* Written problem: Find every line in the records below that contains the word "matplotlib", and copy each such line.

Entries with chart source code
------------------------------
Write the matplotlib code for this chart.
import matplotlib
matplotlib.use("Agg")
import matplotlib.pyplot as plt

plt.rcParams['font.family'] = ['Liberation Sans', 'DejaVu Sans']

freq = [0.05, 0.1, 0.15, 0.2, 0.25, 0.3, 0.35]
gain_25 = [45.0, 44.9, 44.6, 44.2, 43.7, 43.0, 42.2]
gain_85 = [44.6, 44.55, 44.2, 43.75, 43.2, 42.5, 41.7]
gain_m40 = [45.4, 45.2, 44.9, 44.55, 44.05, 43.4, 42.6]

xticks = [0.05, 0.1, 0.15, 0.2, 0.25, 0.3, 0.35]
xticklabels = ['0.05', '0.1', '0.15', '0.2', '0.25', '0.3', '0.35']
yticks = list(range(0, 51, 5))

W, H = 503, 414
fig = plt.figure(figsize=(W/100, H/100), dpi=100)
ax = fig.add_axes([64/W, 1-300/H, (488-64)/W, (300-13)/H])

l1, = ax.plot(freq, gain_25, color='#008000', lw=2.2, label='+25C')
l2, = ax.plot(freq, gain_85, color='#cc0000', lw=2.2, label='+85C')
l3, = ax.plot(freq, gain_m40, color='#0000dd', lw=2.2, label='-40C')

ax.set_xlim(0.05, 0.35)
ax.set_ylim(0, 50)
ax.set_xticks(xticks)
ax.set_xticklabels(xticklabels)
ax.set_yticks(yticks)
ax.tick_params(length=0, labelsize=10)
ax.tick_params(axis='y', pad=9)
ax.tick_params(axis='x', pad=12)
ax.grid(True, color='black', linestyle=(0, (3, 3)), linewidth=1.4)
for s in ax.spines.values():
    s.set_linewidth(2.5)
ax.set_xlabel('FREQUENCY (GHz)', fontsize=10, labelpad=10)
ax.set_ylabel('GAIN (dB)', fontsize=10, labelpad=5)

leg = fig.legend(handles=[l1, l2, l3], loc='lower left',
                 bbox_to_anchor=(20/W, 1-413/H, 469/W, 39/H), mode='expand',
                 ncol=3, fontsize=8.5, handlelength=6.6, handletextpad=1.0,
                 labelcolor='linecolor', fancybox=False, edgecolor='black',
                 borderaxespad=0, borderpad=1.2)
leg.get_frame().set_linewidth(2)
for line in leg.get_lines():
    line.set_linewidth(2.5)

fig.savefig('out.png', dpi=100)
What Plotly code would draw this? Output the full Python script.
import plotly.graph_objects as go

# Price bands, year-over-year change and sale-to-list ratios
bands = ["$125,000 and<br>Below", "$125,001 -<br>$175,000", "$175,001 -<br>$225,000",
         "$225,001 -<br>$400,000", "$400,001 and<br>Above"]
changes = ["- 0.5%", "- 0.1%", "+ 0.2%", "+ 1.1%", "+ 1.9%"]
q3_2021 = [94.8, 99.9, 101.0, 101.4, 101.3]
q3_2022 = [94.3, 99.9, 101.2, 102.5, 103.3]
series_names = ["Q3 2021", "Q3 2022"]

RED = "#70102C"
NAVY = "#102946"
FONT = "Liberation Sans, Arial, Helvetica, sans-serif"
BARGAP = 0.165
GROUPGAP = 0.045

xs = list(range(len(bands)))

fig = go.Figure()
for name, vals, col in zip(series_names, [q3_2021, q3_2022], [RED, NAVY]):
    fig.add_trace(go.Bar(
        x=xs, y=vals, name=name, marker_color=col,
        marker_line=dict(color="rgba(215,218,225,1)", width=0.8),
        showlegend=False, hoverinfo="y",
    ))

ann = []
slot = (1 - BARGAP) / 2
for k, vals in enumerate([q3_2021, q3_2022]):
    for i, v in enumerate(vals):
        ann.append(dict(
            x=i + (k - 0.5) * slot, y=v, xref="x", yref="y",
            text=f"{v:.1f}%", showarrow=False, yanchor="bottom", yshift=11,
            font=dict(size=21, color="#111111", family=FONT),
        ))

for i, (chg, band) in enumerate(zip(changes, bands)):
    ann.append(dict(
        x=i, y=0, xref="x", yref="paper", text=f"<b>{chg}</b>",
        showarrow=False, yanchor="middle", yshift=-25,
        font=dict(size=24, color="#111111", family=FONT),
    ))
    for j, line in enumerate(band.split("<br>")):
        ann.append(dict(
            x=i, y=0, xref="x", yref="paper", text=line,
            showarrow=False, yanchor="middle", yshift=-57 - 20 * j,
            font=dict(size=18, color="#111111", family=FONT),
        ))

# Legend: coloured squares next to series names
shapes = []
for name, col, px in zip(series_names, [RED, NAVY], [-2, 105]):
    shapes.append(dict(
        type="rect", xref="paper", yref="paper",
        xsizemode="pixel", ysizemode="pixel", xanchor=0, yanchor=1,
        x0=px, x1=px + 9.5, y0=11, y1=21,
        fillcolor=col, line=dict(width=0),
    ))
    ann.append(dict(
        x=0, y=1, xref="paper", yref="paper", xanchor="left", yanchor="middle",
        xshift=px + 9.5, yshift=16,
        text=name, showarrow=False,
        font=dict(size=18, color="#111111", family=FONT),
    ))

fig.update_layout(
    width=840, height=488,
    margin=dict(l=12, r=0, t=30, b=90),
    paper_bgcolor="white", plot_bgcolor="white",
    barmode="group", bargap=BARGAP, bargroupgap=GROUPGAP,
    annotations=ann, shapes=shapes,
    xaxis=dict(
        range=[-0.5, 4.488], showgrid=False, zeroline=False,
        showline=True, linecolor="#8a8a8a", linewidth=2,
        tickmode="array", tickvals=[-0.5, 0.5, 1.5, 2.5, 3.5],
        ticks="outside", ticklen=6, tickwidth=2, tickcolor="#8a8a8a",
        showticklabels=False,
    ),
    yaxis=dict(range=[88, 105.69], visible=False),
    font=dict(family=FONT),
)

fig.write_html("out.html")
------------------------------
* The output:
Write the matplotlib code for this chart.
import matplotlib
matplotlib.use("Agg")
import matplotlib.pyplot as plt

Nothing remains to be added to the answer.